→ Material

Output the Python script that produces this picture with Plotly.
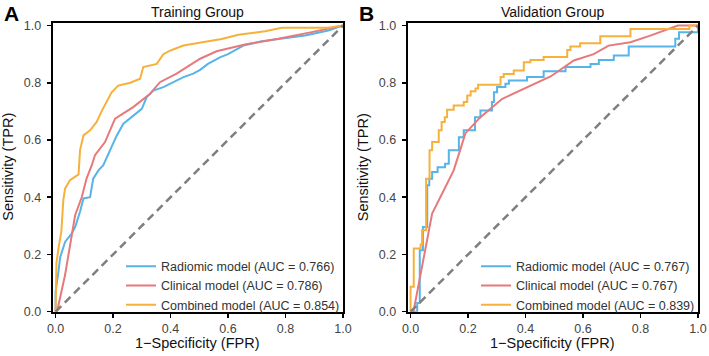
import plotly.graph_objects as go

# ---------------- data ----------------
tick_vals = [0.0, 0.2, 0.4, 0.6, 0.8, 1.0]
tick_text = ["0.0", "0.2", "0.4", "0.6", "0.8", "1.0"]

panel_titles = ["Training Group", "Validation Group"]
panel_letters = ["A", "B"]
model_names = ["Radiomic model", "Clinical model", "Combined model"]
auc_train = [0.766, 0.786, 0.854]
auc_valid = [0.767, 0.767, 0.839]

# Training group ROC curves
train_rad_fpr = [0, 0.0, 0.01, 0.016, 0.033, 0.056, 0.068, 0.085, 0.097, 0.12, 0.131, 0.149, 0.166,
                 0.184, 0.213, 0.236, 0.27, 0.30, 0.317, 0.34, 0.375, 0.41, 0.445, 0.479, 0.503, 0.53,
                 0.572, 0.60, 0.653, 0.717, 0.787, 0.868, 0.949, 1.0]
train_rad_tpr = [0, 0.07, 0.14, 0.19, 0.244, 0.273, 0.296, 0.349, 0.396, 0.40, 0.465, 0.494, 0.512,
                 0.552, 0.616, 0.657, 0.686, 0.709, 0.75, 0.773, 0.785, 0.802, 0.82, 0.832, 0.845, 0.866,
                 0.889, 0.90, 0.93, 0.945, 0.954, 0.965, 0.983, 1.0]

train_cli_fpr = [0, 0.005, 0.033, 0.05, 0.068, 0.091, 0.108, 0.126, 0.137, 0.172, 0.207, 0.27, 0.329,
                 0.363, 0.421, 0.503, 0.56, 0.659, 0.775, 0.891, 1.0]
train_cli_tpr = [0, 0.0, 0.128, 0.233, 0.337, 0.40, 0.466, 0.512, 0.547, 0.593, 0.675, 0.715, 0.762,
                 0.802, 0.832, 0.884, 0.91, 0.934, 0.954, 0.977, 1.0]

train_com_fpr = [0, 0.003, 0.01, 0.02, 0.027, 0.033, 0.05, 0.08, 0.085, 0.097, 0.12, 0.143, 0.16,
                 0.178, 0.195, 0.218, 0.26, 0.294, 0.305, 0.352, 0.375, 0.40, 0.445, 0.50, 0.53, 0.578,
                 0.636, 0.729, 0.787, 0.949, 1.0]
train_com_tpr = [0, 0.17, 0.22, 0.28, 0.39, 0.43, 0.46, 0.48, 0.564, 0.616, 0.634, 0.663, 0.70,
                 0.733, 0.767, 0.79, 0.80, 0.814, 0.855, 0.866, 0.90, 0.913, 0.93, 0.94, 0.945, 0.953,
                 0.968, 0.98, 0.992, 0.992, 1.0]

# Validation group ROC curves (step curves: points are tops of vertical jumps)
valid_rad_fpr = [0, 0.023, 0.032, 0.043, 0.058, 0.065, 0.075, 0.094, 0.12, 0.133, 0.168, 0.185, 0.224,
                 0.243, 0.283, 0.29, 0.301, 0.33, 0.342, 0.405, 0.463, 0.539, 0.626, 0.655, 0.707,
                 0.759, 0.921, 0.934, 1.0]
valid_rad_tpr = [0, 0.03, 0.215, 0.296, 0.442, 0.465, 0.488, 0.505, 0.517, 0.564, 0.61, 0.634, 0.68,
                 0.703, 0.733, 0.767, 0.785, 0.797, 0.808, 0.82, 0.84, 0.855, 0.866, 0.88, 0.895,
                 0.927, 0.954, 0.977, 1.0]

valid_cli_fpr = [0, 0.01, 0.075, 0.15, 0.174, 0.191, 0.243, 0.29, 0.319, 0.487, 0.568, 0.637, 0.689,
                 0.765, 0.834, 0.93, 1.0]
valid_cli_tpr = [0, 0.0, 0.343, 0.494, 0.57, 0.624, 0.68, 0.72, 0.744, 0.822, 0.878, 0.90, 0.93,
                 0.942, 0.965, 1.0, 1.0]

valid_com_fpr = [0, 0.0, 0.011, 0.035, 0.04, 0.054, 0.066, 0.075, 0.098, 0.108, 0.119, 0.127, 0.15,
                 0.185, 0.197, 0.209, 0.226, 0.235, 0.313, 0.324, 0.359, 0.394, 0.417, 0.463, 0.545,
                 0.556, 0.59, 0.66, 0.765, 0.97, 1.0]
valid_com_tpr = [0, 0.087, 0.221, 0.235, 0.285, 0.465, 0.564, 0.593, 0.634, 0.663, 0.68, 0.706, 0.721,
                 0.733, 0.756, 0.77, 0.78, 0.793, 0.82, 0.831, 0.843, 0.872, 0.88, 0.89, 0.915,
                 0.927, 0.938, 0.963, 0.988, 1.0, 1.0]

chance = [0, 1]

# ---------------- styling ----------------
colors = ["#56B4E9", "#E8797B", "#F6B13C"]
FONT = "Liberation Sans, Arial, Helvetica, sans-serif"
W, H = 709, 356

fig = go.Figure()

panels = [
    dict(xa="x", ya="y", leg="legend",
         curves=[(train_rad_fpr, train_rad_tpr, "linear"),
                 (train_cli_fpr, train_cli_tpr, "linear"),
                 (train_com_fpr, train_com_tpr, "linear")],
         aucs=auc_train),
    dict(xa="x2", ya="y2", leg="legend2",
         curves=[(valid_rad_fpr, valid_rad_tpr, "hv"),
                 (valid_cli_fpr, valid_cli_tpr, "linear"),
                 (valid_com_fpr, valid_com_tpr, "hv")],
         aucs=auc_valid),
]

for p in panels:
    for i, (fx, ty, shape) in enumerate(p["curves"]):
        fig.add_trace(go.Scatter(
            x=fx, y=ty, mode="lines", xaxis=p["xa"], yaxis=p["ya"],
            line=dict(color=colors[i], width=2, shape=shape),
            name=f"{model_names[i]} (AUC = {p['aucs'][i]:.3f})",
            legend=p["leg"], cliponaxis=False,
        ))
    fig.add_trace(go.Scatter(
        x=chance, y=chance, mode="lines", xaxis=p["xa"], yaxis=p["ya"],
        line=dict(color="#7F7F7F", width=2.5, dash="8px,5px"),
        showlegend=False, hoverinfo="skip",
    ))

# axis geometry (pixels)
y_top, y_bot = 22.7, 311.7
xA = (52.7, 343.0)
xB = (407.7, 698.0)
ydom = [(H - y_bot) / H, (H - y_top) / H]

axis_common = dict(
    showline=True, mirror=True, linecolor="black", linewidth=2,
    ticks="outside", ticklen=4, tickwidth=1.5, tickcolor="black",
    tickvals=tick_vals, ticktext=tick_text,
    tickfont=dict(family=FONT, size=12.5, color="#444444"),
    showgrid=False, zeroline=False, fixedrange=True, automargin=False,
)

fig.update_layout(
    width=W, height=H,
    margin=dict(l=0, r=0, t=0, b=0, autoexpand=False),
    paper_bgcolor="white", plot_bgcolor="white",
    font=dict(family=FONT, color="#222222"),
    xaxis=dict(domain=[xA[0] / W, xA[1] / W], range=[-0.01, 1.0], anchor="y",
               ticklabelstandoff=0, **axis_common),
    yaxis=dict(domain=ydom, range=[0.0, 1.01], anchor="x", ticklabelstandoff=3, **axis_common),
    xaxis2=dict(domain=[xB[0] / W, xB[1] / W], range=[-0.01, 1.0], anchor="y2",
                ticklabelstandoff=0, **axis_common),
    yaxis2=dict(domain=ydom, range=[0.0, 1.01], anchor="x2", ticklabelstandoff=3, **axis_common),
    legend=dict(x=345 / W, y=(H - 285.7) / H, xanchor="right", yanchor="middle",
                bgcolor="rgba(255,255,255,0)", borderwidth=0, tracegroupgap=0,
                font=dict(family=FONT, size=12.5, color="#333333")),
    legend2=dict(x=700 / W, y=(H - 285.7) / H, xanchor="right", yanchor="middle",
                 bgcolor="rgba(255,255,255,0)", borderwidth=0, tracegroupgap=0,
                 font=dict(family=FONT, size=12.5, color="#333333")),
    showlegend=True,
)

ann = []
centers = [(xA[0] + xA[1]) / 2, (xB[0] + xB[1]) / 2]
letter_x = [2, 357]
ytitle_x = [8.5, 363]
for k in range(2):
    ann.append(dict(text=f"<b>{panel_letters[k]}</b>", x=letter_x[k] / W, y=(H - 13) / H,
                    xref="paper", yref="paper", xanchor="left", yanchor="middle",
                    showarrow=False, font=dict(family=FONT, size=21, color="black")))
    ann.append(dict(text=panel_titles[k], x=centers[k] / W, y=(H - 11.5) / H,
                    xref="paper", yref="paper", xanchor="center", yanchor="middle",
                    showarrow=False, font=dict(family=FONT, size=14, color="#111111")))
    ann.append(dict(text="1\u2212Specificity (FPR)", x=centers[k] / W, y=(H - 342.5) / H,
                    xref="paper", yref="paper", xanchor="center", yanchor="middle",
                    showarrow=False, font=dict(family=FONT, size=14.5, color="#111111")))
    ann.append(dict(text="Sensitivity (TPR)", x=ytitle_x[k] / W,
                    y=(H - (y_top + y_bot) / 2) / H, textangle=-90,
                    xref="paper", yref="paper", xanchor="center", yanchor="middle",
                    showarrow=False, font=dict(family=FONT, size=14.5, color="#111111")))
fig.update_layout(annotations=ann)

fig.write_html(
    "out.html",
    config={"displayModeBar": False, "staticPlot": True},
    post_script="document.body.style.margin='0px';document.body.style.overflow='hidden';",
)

→ Exercise requirements
Leave the pictures out and please restate exactly the lines running from the start of the material through the one with "0.802, 0.832, 0.884, 0.91, 0.934, 0.954, 0.977, 1.0]".

→ Response
Output the Python script that produces this picture with Plotly.
import plotly.graph_objects as go

# ---------------- data ----------------
tick_vals = [0.0, 0.2, 0.4, 0.6, 0.8, 1.0]
tick_text = ["0.0", "0.2", "0.4", "0.6", "0.8", "1.0"]

panel_titles = ["Training Group", "Validation Group"]
panel_letters = ["A", "B"]
model_names = ["Radiomic model", "Clinical model", "Combined model"]
auc_train = [0.766, 0.786, 0.854]
auc_valid = [0.767, 0.767, 0.839]

# Training group ROC curves
train_rad_fpr = [0, 0.0, 0.01, 0.016, 0.033, 0.056, 0.068, 0.085, 0.097, 0.12, 0.131, 0.149, 0.166,
                 0.184, 0.213, 0.236, 0.27, 0.30, 0.317, 0.34, 0.375, 0.41, 0.445, 0.479, 0.503, 0.53,
                 0.572, 0.60, 0.653, 0.717, 0.787, 0.868, 0.949, 1.0]
train_rad_tpr = [0, 0.07, 0.14, 0.19, 0.244, 0.273, 0.296, 0.349, 0.396, 0.40, 0.465, 0.494, 0.512,
                 0.552, 0.616, 0.657, 0.686, 0.709, 0.75, 0.773, 0.785, 0.802, 0.82, 0.832, 0.845, 0.866,
                 0.889, 0.90, 0.93, 0.945, 0.954, 0.965, 0.983, 1.0]

train_cli_fpr = [0, 0.005, 0.033, 0.05, 0.068, 0.091, 0.108, 0.126, 0.137, 0.172, 0.207, 0.27, 0.329,
                 0.363, 0.421, 0.503, 0.56, 0.659, 0.775, 0.891, 1.0]
train_cli_tpr = [0, 0.0, 0.128, 0.233, 0.337, 0.40, 0.466, 0.512, 0.547, 0.593, 0.675, 0.715, 0.762,
                 0.802, 0.832, 0.884, 0.91, 0.934, 0.954, 0.977, 1.0]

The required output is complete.